Juro que en el 2002 no era la vida de profesional la que fluía en ese instante previo al debut. Era de vuelta ese pibe que estaba por sentir en carne propia lo que toda una vida había imaginado cómo sería. La noche anterior fue eterna. Y los minutos parecían granitos de arena cayendo en cámara lenta.
Ahora los botines patrocinados parecían furiosos en el vestuario de Japón, pero tenían el olor de los rotos de la infancia. Las vendas eran perfectas, pero tenían la humedad de aquellas que enrollaba en los colectivos. Y la camiseta... esos colores esperando en mi lugar, todo prolijo. La 3, besarla como a la mujer que no querés que te abandone jamás. Y juro que esa camiseta llevaba el grito del 86, el ¡gracias Diego! Así como las puteadas hacia los tanos del 90 y el salir a festejar el gol de Cani hasta el Obelisco.
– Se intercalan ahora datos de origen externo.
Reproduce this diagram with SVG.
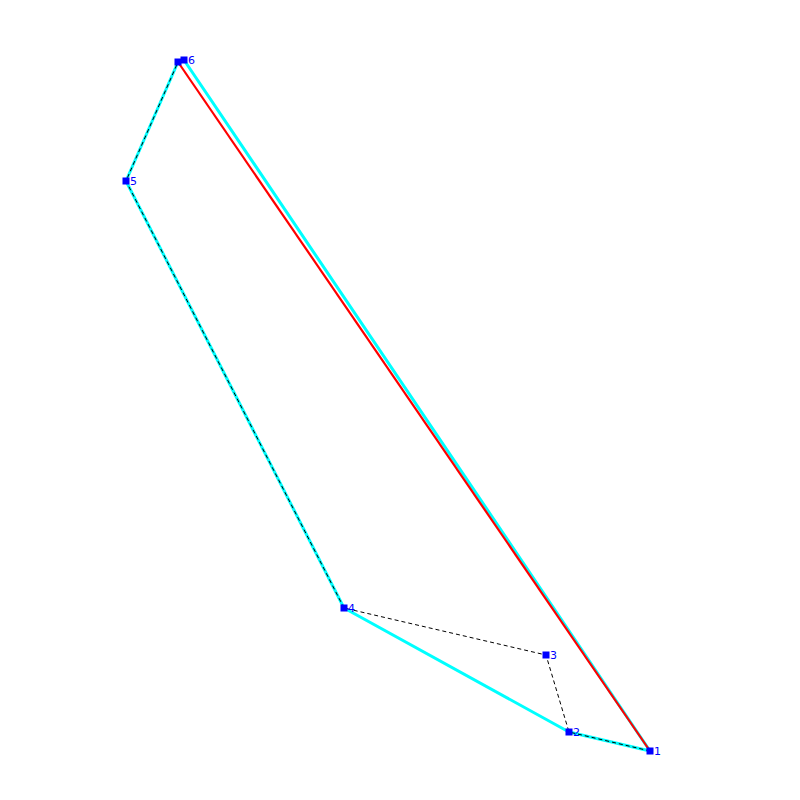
<svg xmlns="http://www.w3.org/2000/svg" width="800" height="800" viewBox="0 0 800 800">
<style>
.hull{fill:none;stroke:#00ffff;stroke-width:3;stroke-linejoin:round}
.red{fill:none;stroke:#ff0000;stroke-width:2.2}
.path{fill:none;stroke:#000;stroke-width:1;stroke-dasharray:4,3}
.pt{fill:#0000ff}
.lbl{fill:#0000ff;font-family:"DejaVu Sans",sans-serif;font-size:11px}
</style>
<rect width="800" height="800" fill="#fff"/>
<g id="connectors">
<polyline class="hull" points="650,751 569,732 344,608 126,181 178,62 184,60 650,751"/>
<line class="red" x1="178" y1="62" x2="650" y2="751"/>
<polyline class="path" points="650,751 569,732 546,655 344,608 126,181 178,62"/>
</g>
<g id="n0"><rect class="pt" x="174.5" y="58.5" width="7" height="7"/></g>
<g id="n6"><rect class="pt" x="180.5" y="56.5" width="7" height="7"/><text class="lbl" x="188" y="64">6</text></g>
<g id="n5"><rect class="pt" x="122.5" y="177.5" width="7" height="7"/><text class="lbl" x="130" y="185">5</text></g>
<g id="n4"><rect class="pt" x="340.5" y="604.5" width="7" height="7"/><text class="lbl" x="348" y="612">4</text></g>
<g id="n3"><rect class="pt" x="542.5" y="651.5" width="7" height="7"/><text class="lbl" x="550" y="659">3</text></g>
<g id="n2"><rect class="pt" x="565.5" y="728.5" width="7" height="7"/><text class="lbl" x="573" y="736">2</text></g>
<g id="n1"><rect class="pt" x="646.5" y="747.5" width="7" height="7"/><text class="lbl" x="654" y="755">1</text></g>
</svg>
Ese Cani que estaba con nosotros en Japón, esperando su momento, y nos pasaba la tranquilidad del que sabe.
Después el café, parte del ritual, y las miradas cómplices con los compañeros inyectándonos más garra aún. Empujándonos. No te das una idea de lo que se vive en ese vestuario antes de una Copa del Mundo. De los gritos, la adrenalina. Silencios de algunos y esa energía que te hace poderoso.
El pasto más seco de lo habitual al salir al campo y el encuentro de cerca con los hinchas, siempre ellos, como si fueran luces argentinas desparramadas en la tarde nipona. Recuerdo mi corazón reventándose en el pecho al sonar el himno y la confianza al estar rodeado de monstruos con una experiencia tremenda a mi lado. Bati, Cholo, Pupi y el Ratón, que justo se nos lesiona un segundo antes...
Ahí estábamos nosotros. Cantando a un suspiro de empezar, con un pueblo que se despertaba ilusionado en sus casas a kilómetros y mapas de distancia. Yo me los imaginaba alentando en la madrugada. Las provincias unidas, frente a la tele y ese orgullo único, sensacional. Y la responsabilidad gigante y hermosa de representarlos y dejar el alma en cada pelota. Flameaba la bandera. Se acercaba el pitazo inicial.
Mi vida ya valía la pena. Estaba al borde del sueño. Aquel de chico, cuando los mundiales eran un espejismo. Cuando por primera vez había visto una casaca argentina entre papelitos y hombres de naranja en el piso ante el Matador Kempes.
Esta tarde nuestros jugadores, nuestros guerreros, nuestros elegidos y privilegiados inician una nueva aventura, otra vez con un monstruo con la 10 a la cabeza...
Y con ellos la esperanza de un país que se la aguanta e invade con banderazos a su clásico vecino. Con el temperamento y la sangre hirviendo de quien sabe que nació para vencer. Para hacer historia. Para volver a ser gigantes, desde el sur.